Para situar: Small Time Crooks veio depois de Desconstruindo Harry (1997), Celebridades (1998) e Poucas e Boas (1999). Em seguida viriam O Escorpião de Jade (2001), Dirigindo no Escuro (2002) e Igual a Tudo na Vida (2003).
É impossível deixar de notar que a trama do filme é uma volta ao passado para o realizador. Faz lembrar, sem dúvida, Take the Money and Run, seu filme de 1969, a rigor seu primeiro filme como diretor, que no Brasil teve o título de Um Assaltante Bem Trapalhão.
Trapaceiros foi o primeiro filme de Allen para a Dreamworks, o estúdio criado por Steven Spielberg. Pelo contrato que eles assinaram, Allen faria cinco filmes para a Dreamworks.
O grande Roger Ebert deu 3 estrelas em 4 para o filme, e conclui assim sua crítica:
“Allen interpreta uma versão operária de sua persona básica, e se coloca entre duas das mulheres mais engraçadas da América, Tracey Ullman, que é vista muito raramente nos filmes, e Elaine May, que quase nunca é vista. (As duas trabalham basicamente na TV, embora Tracey Ullman tenha diversos filmes em seu currículo.) Os personagens secundários são construídos de maneira mais aguda do que costuma acontecer nas comédias (em que o astro fica com todas as melhores falas), e há uma lição um tanto escondida por ali, sobre como o dinheiro não consegue comprar a felicidade e pode até fazer você perdê-la. Burros como (supostamente) são, os personagens em Small Time Crooks são mais espertos, mais tensos e mais originais que as monótonas multidões em tantas novas comédias.”
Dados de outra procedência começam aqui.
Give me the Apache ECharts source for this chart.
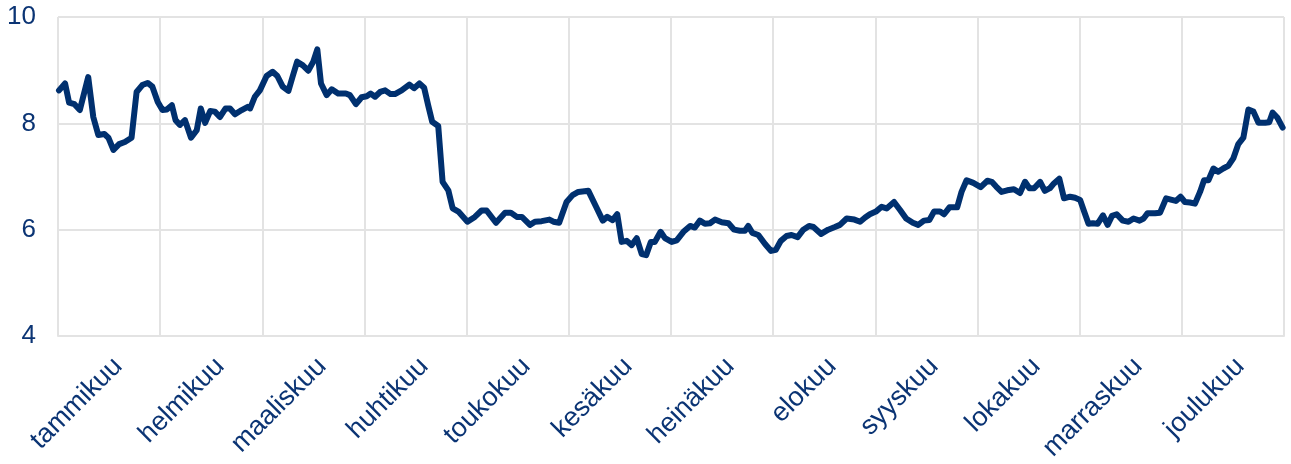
<!DOCTYPE html>
<html>
<head>
<meta charset="utf-8">
<script src="https://cdn.jsdelivr.net/npm/echarts@6/dist/echarts.min.js"></script>
<style>
html,body{margin:0;padding:0;background:#fff;}
#chart{width:1291px;height:464px;}
</style>
</head>
<body>
<div id="chart"></div>
<script>
const months = ['tammikuu','helmikuu','maaliskuu','huhtikuu','toukokuu','kesäkuu','heinäkuu','elokuu','syyskuu','lokakuu','marraskuu','joulukuu'];
const yTicks = [4, 6, 8, 10];
// day of year of each reading
const days = [0.3,2.1,3.3,4.9,6.5,9.0,10.5,12.0,13.8,15.0,16.5,18.2,19.9,21.9,23.4,25.1,26.7,28.1,29.7,31.1,32.4,33.9,35.0,36.3,37.8,39.6,41.3,42.5,43.8,45.3,46.7,48.2,49.9,51.2,52.7,54.7,56.5,57.2,58.6,
60.1,62.1,63.9,65.3,66.9,68.6,69.9,71.2,72.9,74.5,76.0,77.2,78.3,80.0,81.5,83.4,85.7,86.9,88.7,90.4,91.9,93.1,94.4,95.9,97.4,99.0,100.3,102.3,104.6,106.0,107.6,109.0,110.2,111.4,113.2,114.5,116.2,117.5,119.2,121.9,
124.1,126.1,127.6,130.4,133.1,134.8,136.6,138.1,140.5,142.0,144.0,146.3,147.5,149.2,151.4,153.2,154.9,157.9,160.2,162.2,163.5,165.1,166.5,167.8,169.3,170.8,172.3,173.8,175.1,176.5,177.7,179.4,180.7,
182.7,184.2,186.2,188.2,189.6,191.1,192.6,194.1,195.6,197.6,199.6,201.3,203.0,204.5,205.5,206.7,208.5,210.5,212.3,213.7,215.2,216.9,218.4,220.2,221.9,223.6,224.9,227.2,229.3,231.3,232.8,234.8,237.1,238.8,240.3,
241.7,243.5,245.2,246.7,248.9,250.7,252.5,254.5,256.1,257.8,259.4,260.8,262.6,263.8,265.4,267.7,269.0,270.5,272.5,274.7,276.7,278.0,279.3,280.9,282.6,284.6,286.4,287.9,289.2,290.6,292.4,293.8,295.3,296.5,298.1,299.5,301.3,302.8,304.3,
305.5,306.8,308.1,309.5,311.1,312.5,313.8,315.2,317.0,318.7,320.2,322.0,323.2,324.4,326.6,328.1,329.9,331.6,332.8,334.2,335.5,337.0,338.5,340.0,341.2,342.5,344.0,345.4,346.9,348.4,349.9,351.4,352.9,354.4,355.9,357.4,359.4,360.6,361.6,363.0,364.6];
const values = [8.62,8.75,8.39,8.36,8.25,8.87,8.12,7.78,7.80,7.73,7.50,7.61,7.65,7.73,8.59,8.72,8.76,8.69,8.40,8.25,8.26,8.34,8.06,7.97,8.06,7.73,7.87,8.28,8.01,8.23,8.22,8.12,8.28,8.28,8.17,8.25,8.31,8.28,8.50,
8.62,8.89,8.97,8.89,8.69,8.61,8.89,9.16,9.09,8.99,9.16,9.39,8.75,8.53,8.64,8.56,8.56,8.53,8.36,8.49,8.51,8.56,8.50,8.59,8.62,8.55,8.55,8.62,8.73,8.66,8.75,8.67,8.34,8.03,7.95,6.90,6.74,6.40,6.34,6.15,
6.24,6.36,6.36,6.13,6.32,6.32,6.24,6.24,6.09,6.15,6.16,6.19,6.15,6.13,6.52,6.65,6.71,6.73,6.43,6.17,6.24,6.18,6.29,5.77,5.79,5.71,5.84,5.54,5.52,5.77,5.77,5.96,5.84,
5.77,5.80,5.96,6.07,6.04,6.17,6.11,6.12,6.19,6.14,6.12,6.00,5.98,5.98,6.07,5.94,5.90,5.73,5.60,5.62,5.79,5.88,5.90,5.86,6.00,6.07,6.05,5.92,6.00,6.05,6.09,6.21,6.19,6.15,6.23,
6.29,6.34,6.43,6.40,6.52,6.37,6.21,6.13,6.09,6.17,6.18,6.34,6.34,6.29,6.42,6.42,6.71,6.93,6.88,6.80,6.92,6.90,6.81,6.71,6.74,6.76,6.69,6.90,6.78,6.78,6.90,6.73,6.78,6.87,6.96,6.59,6.62,6.60,6.56,
6.34,6.11,6.12,6.11,6.27,6.09,6.26,6.29,6.17,6.15,6.21,6.17,6.21,6.31,6.31,6.32,6.59,6.56,6.54,6.62,6.52,6.51,6.49,6.71,6.93,6.93,7.15,7.09,7.15,7.20,7.34,7.61,7.73,8.26,8.22,8.01,8.01,8.02,8.20,8.11,7.92];

const textColor = '#0B3474';
const lineColor = '#00306F';
const gridColor = '#E3E3E3';
const font = 'Liberation Sans, Arial, sans-serif';

const chart = echarts.init(document.getElementById('chart'), null, {renderer: 'canvas'});
chart.setOption({
  animation: false,
  backgroundColor: '#ffffff',
  grid: [
    {left: 58, right: 7, top: 17, bottom: 128, containLabel: false},
    {left: 67, right: -2, top: 17, bottom: 128, containLabel: false}
  ],
  xAxis: [
    {
      type: 'category',
      gridIndex: 0,
      data: months,
      boundaryGap: true,
      axisLine: {show: true, lineStyle: {color: gridColor, width: 2}},
      axisTick: {show: false},
      splitLine: {show: true, lineStyle: {color: gridColor, width: 2}},
      axisLabel: {show: false}
    },
    {
      type: 'value',
      gridIndex: 0,
      min: 0,
      max: 365,
      show: false
    },
    {
      type: 'category',
      gridIndex: 1,
      data: months,
      boundaryGap: true,
      axisLine: {show: false},
      axisTick: {show: false},
      splitLine: {show: false},
      axisLabel: {
        interval: 0,
        rotate: 45,
        margin: 26,
        color: textColor,
        fontFamily: font,
        fontSize: 27
      }
    }
  ],
  yAxis: [
    {
      type: 'value',
      gridIndex: 0,
      min: yTicks[0],
      max: yTicks[yTicks.length - 1],
      interval: 2,
      axisLine: {show: false},
      axisTick: {show: false},
      splitLine: {show: true, lineStyle: {color: gridColor, width: 2}},
      axisLabel: {
        margin: 22,
        color: textColor,
        fontFamily: font,
        fontSize: 26
      }
    },
    {
      type: 'value',
      gridIndex: 1,
      min: yTicks[0],
      max: yTicks[yTicks.length - 1],
      show: false
    }
  ],
  series: [{
    type: 'line',
    xAxisIndex: 1,
    yAxisIndex: 0,
    data: days.map((d, i) => [d, values[i]]),
    showSymbol: false,
    symbol: 'none',
    lineStyle: {color: lineColor, width: 6, join: 'round', cap: 'round'},
    silent: true
  }]
});
</script>
</body>
</html>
Perfeito. É exatamente isso aí.
Anotação em agosto de 2013
Trapaceiros/Small Time Crooks
De Woody Allen, EUA, 2000
Com Woody Allen (Ray), Tracey Ullman (Frenchy), Elaine May (May), Hugh Grant (David), Michael Rapaport (Denny), Tony Darrow (Tommy), Jon Lovitz (Benny), Brian Markinson (Ken, o policial)
Argumento e roteiro Woody Allen
Fotografia Zhao Fei
Montagem Alisa Lepselter
Produção DreamWorks SKG e Sweetland Films. DVD Europa Filmes.